The ratio of Pt dissolved anodically and cathodically during potential hold experiments at 1.2 VRHE and 1.4 VRHE for 15, 30 and 60 s.

For all surfaces, the anodic/cathodic ratio increases with increasing hold time, due to the more drastic increase in anodic dissolution (Figure S5). Anodic dissolution slightly decreases at the higher UPL of 1.4 VRHE, likely due to accelerated formation of passivating oxide films, while cathodic dissolution increases due to this increased oxide formation (and subsequent reduction).

Discussion

It has been shown that the trend in dissolution during CVs follows Pt(110)≫Pt(poly)≈Pt(100)≫Pt(111), and for potential holds at UPL≥1.2 V Pt(110)>Pt(poly)≈Pt(100)>Pt(111) and for potential holds at UPL 1.0 VRHE Pt(110)>Pt(poly)>Pt(100)>Pt(111). In general, these trends among the single crystal basal planes could be rationalized by reported surface energies, where DFT calculated values typically follow Pt(110)>Pt(100)>Pt(111).51, 53 This reflects the fact that Pt(111) is a much easier surface to work with than Pt(110) and Pt(100), which readily undergo reconstruction.36 However, this correlation should be taken with a high degree of caution, considering large discrepancies in surface energies exist between theoretical calculations, while experimental values are unavailable. Furthermore, calculated bare (in vacuum) surface energies do not consider the impact of adsorbed species, water, electrolyte ions and surface polarization.

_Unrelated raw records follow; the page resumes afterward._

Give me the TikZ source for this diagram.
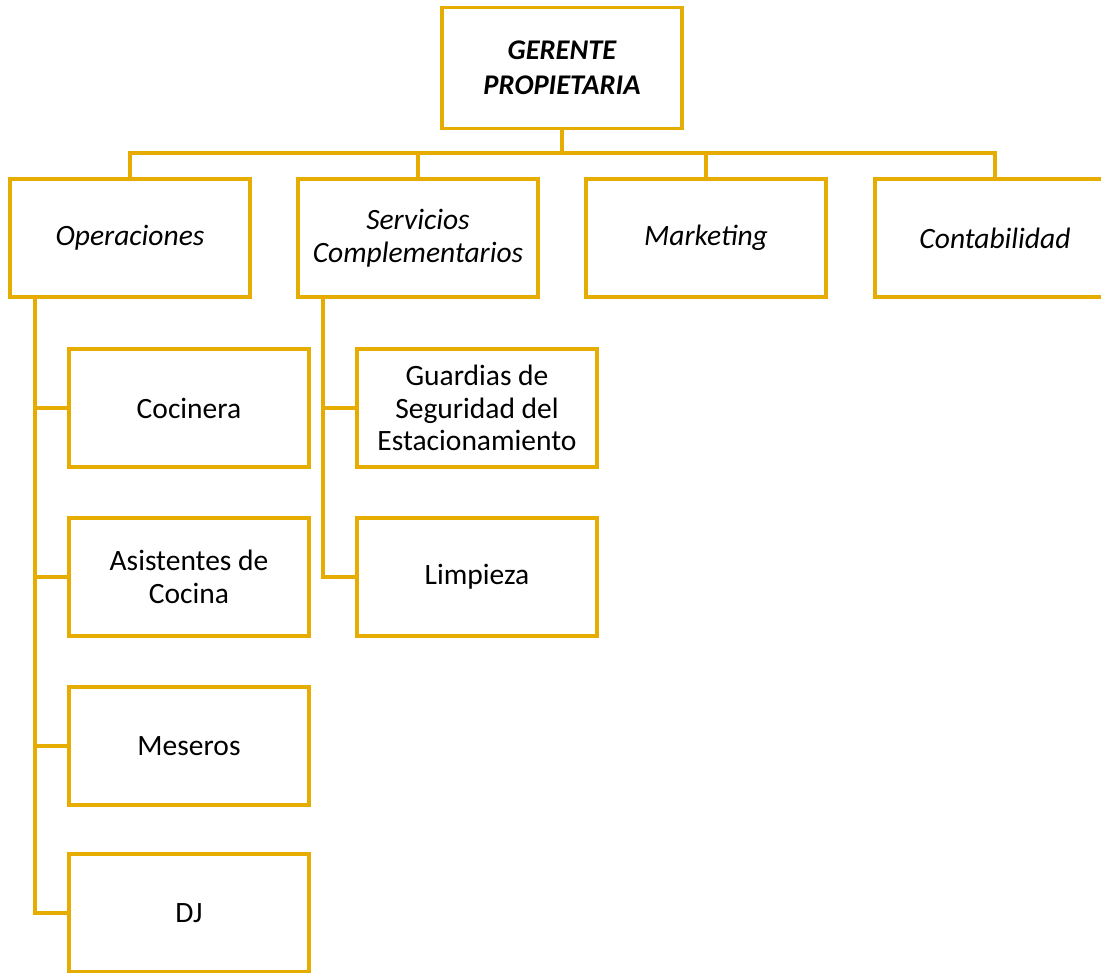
\documentclass[tikz,border=0pt]{standalone}
\usepackage{fontspec}
\setmainfont{Carlito}
\definecolor{gold}{RGB}{230,172,0}
\tikzset{
    unit/.style={draw=gold, line width=3.5pt, minimum width=240pt, minimum height=118pt,
        align=center, font=\fontsize{29.5}{32.5}\selectfont, inner sep=2pt},
    area/.style={unit, font=\fontsize{29.5}{32.5}\selectfont\itshape},
    link/.style={draw=gold, line width=3.5pt}
}
\begin{document}
\begin{tikzpicture}[x=1pt, y=-1pt]
    \useasboundingbox (0,0) rectangle (1101,973);

    % Head
    \node[area, minimum height=121pt, font=\fontsize{28.5}{35}\selectfont\bfseries\itshape] (ger) at (562,68) {GERENTE\\PROPIETARIA};

    % Areas
    \node[area] (op)  at  (130,238) {Operaciones};
    \node[area] (ser) at  (418,238) {Servicios\\Complementarios};
    \node[area] (mar) at  (706,238) {Marketing};
    \node[area] (con) at  (995,238) {Contabilidad};

    % Operaciones staff
    \node[unit] (coc) at (189,408) {Cocinera};
    \node[unit] (asi) at (189,577) {Asistentes de\\Cocina};
    \node[unit] (mes) at (189,746) {Meseros};
    \node[unit] (dj)  at (189,913) {DJ};

    % Servicios staff
    \node[unit] (gua) at (477,408) {Guardias de\\Seguridad del\\Estacionamiento};
    \node[unit] (lim) at (477,577) {Limpieza};

    % branching coordinates
    \coordinate (opv)  at  (35,297);
    \coordinate (serv) at (323,297);

    % Lines
    \draw[link] (op.north)  -- ++(0,-24) -| (ger.south);
    \draw[link] (ser.north) -- ++(0,-24) -| (ger.south);
    \draw[link] (mar.north) -- ++(0,-24) -| (ger.south);
    \draw[link] (con.north) -- ++(0,-24) -| (ger.south);
    \draw[link] (opv) |- (coc.west);
    \draw[link] (opv) |- (asi.west);
    \draw[link] (opv) |- (mes.west);
    \draw[link] (opv) |- (dj.west);
    \draw[link] (serv) |- (gua.west);
    \draw[link] (serv) |- (lim.west);
\end{tikzpicture}
\end{document}
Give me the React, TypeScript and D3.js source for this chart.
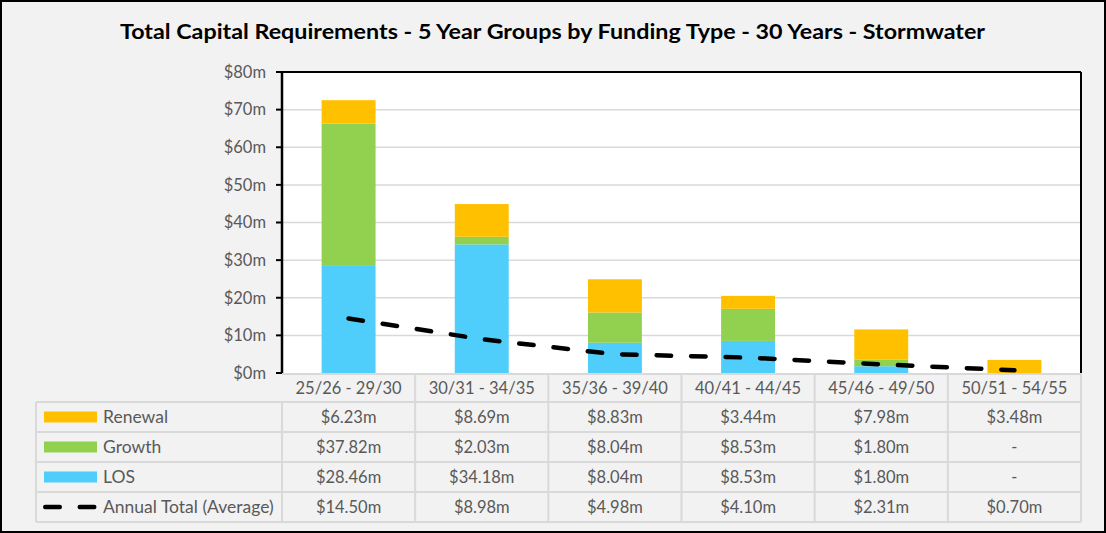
import * as d3 from "d3";

const categories = ["25/26 - 29/30", "30/31 - 34/35", "35/36 - 39/40", "40/41 - 44/45", "45/46 - 49/50", "50/51 - 54/55"];
const renewal = [6.23, 8.69, 8.83, 3.44, 7.98, 3.48];
const growth = [37.82, 2.03, 8.04, 8.53, 1.8, 0];
const los = [28.46, 34.18, 8.04, 8.53, 1.8, 0];
const annualAvg = [14.5, 8.98, 4.98, 4.1, 2.31, 0.7];
const yTicks = [0, 10, 20, 30, 40, 50, 60, 70, 80];

const W = 1106;
const H = 533;
const font = "Lato, 'Open Sans', sans-serif";
const textCol = "#595959";
const gridCol = "#D9D9D9";

const series = [
    { key: "los", name: "LOS", color: "#4FCDFB" },
    { key: "growth", name: "Growth", color: "#92D050" },
    { key: "renewal", name: "Renewal", color: "#FFC000" },
];

const fmt = (v: number) => (v === 0 ? "-" : `$${v.toFixed(2)}m`);

const App = () => {
    const plot = { left: 282, right: 1081, top: 72, bottom: 373 };

    const x = d3.scaleBand<string>()
        .domain(categories)
        .range([plot.left, plot.right])
        .paddingInner(0.595)
        .paddingOuter(0.2975);

    const y = d3.scaleLinear().domain([0, 80]).range([plot.bottom, plot.top]);

    const rows = categories.map((c, i) => ({ cat: c, los: los[i], growth: growth[i], renewal: renewal[i] }));
    const stacked = d3.stack<any>().keys(series.map(s => s.key))(rows);

    const line = d3.line<number>()
        .x((_, i) => (x(categories[i]) as number) + x.bandwidth() / 2)
        .y(d => y(d));

    const step = x.step();
    const colX = (i: number) => plot.left + i * step;
    const headerTop = plot.bottom;
    const rowH = 30;
    const tableTop = 402;
    const tableLeft = 36;

    const tableRows = [
        { name: "Renewal", color: "#FFC000", values: renewal, dash: false },
        { name: "Growth", color: "#92D050", values: growth, dash: false },
        { name: "LOS", color: "#4FCDFB", values: los, dash: false },
        { name: "Annual Total (Average)", color: "#000", values: annualAvg, dash: true },
    ];
    const tableBottom = tableTop + rowH * tableRows.length;

    return (
        <svg width={W} height={H} style={{ position: "absolute", left: 0, top: 0 }} fontFamily={font}>
            <rect x={1} y={1} width={W - 2} height={H - 2} fill="#F2F2F2" stroke="#000" strokeWidth={2} />
            <text x={120} y={39} textLength={865} lengthAdjust="spacingAndGlyphs" fontSize={21.5} fontWeight="bold" fill="#000">
                Total Capital Requirements - 5 Year Groups by Funding Type - 30 Years - Stormwater
            </text>

            <rect x={plot.left} y={plot.top} width={plot.right - plot.left} height={plot.bottom - plot.top} fill="#fff" />

            {yTicks.slice(1, -1).map(t => (
                <line key={t} x1={plot.left} x2={plot.right} y1={y(t)} y2={y(t)} stroke={gridCol} strokeWidth={1.5} />
            ))}

            {stacked.map((s, si) => (
                <g key={s.key} fill={series[si].color}>
                    {s.map((d, i) => (
                        d[1] - d[0] > 0 ? (
                            <rect key={i} x={x(categories[i])} width={x.bandwidth()} y={y(d[1])} height={y(d[0]) - y(d[1])} />
                        ) : null
                    ))}
                </g>
            ))}

            <path d={line(annualAvg) || ""} fill="none" stroke="#000" strokeWidth={4.5} strokeDasharray="14.5 20" strokeLinecap="round" />

            {/* plot frame */}
            <line x1={plot.left} x2={plot.right} y1={plot.top} y2={plot.top} stroke="#000" strokeWidth={2} />
            <line x1={plot.right} x2={plot.right} y1={plot.top} y2={plot.bottom} stroke="#000" strokeWidth={2} />
            <line x1={plot.left} x2={plot.left} y1={plot.top} y2={plot.bottom} stroke="#000" strokeWidth={2.5} />

            {yTicks.map(t => (
                <g key={t}>
                    <line x1={plot.left - 6} x2={plot.left} y1={y(t)} y2={y(t)} stroke="#000" strokeWidth={2} />
                    <text x={plot.left - 16} y={y(t)} dy="0.35em" textAnchor="end" fontSize={16.5} fill={textCol}>
                        {`$${t}m`}
                    </text>
                </g>
            ))}

            {/* data table */}
            <g stroke={gridCol} strokeWidth={2}>
                <line x1={plot.left} x2={plot.right} y1={headerTop + 1} y2={headerTop + 1} />
                {tableRows.map((_, r) => (
                    <line key={r} x1={tableLeft} x2={plot.right} y1={tableTop + r * rowH} y2={tableTop + r * rowH} />
                ))}
                <line x1={tableLeft} x2={plot.right} y1={tableBottom} y2={tableBottom} />
                <line x1={tableLeft} x2={tableLeft} y1={tableTop} y2={tableBottom} />
                {d3.range(categories.length + 1).map(i => (
                    <line key={i} x1={colX(i)} x2={colX(i)} y1={i === 0 ? tableTop : headerTop + 1} y2={tableBottom} />
                ))}
            </g>

            {categories.map((c, i) => (
                <text key={c} x={colX(i) + step / 2} y={(headerTop + tableTop) / 2 + 1} dy="0.35em" textAnchor="middle" fontSize={16.5} fill={textCol}>
                    {c}
                </text>
            ))}

            {tableRows.map((r, ri) => {
                const cy = tableTop + ri * rowH + rowH / 2;
                return (
                    <g key={r.name}>
                        {r.dash ? (
                            <line x1={45.25} x2={94.25} y1={cy} y2={cy} stroke="#000" strokeWidth={4.5} strokeDasharray="14.5 20" strokeLinecap="round" />
                        ) : (
                            <rect x={44} y={cy - 5.5} width={53} height={11} fill={r.color} />
                        )}
                        <text x={103} y={cy} dy="0.35em" fontSize={17.5} fill={textCol}>{r.name}</text>
                        {r.values.map((v, i) => (
                            <text key={i} x={colX(i) + step / 2} y={cy} dy="0.35em" textAnchor="middle" fontSize={16.5} fill={textCol}>
                                {fmt(v)}
                            </text>
                        ))}
                    </g>
                );
            })}
        </svg>
    );
};

export default App;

Surface energy is a thermodynamic quantity and also may not necessarily reflect transient, dynamic processes. The platinum basal planes inherently become more “open” when going from Pt(111), Pt(100) to Pt(110). Specifically, the topmost layer of atoms have different coordination numbers between these facets, in the order of 7, 8 and 9 for Pt(110), Pt(100) and Pt(111), respectively. Similar defect sites exposing undercoordinated Pt atoms are known to drastically alter adsorption properties and electrocatalytic activity. Not only should this also effect the thermodynamics of dissolution, but it should also impact the kinetics and mechanisms.54

It is understood that during the oxidation of Pt surfaces, as certain coverages of adsorbed oxygen (Oad) are reached, the so called place‐exchange mechanism begins.28, 29, 42, 55, 56 During place‐exchange, Pt surface atoms exchange place with Oad, and these extracted Pt atoms may be susceptible to dissolution. The exact mechanism(s) of Pt dissolution is yet to be elucidated; however, it is accepted that it is closely related to the mechanism(s) of irreversible place‐exchange during oxidation and reduction,6 which could be inherently different on the basal Pt facets.

Determining the mechanism of surface oxidation and reduction is very difficult, as most in situ spectroscopic techniques cannot distinguish between oxygen and hydrogen species adsorbed/absorbed on or in the near surface from the bulk material and the near surface electrolyte. However, recently in situ shell‐isolated nanoparticle‐enhanced Raman spectroscopy (SHINERS)41 has shed light on the difference in oxidation mechanisms for Pt(111) and Pt(100).

Through in situ SHINERS, large differences in the intermediate stages of Pt oxidation and oxide growth in 0.1 M HClO4 were observed between Pt(111) and Pt(100) facets.41 For both Pt(111) and Pt(100) the perchlorate anion initially interacts with an adsorbed hydroxyl phase. For Pt(111) at potentials above 1.1 VRHE a large peak is seen in the CV, and a surface hydroxyl phase is converted to a 2D (su)peroxo‐like surface oxide. Raising the potential further above 1.3 VRHE this 2D (su)peroxo‐like oxide is converted to an amorphous 3D α‐PtO2. However, for Pt(100) both the formation of the 2D (su)peroxo‐like surface oxide and amorphous 3D α‐PtO2 take place together at potentials above 1.0 VRHE. Furthermore, it is speculated that this behaviour of Pt(111) is uniquely different than that of the other facets, as the spectral features of Pt(poly) is similar to that of Pt(100). These results indicate differences in the oxidation mechanism between these two surfaces, which could be related to the differences in dissolution onset and quantities observed here. Unfortunately such data are unavailable for Pt(110) or annealed Pt(poly).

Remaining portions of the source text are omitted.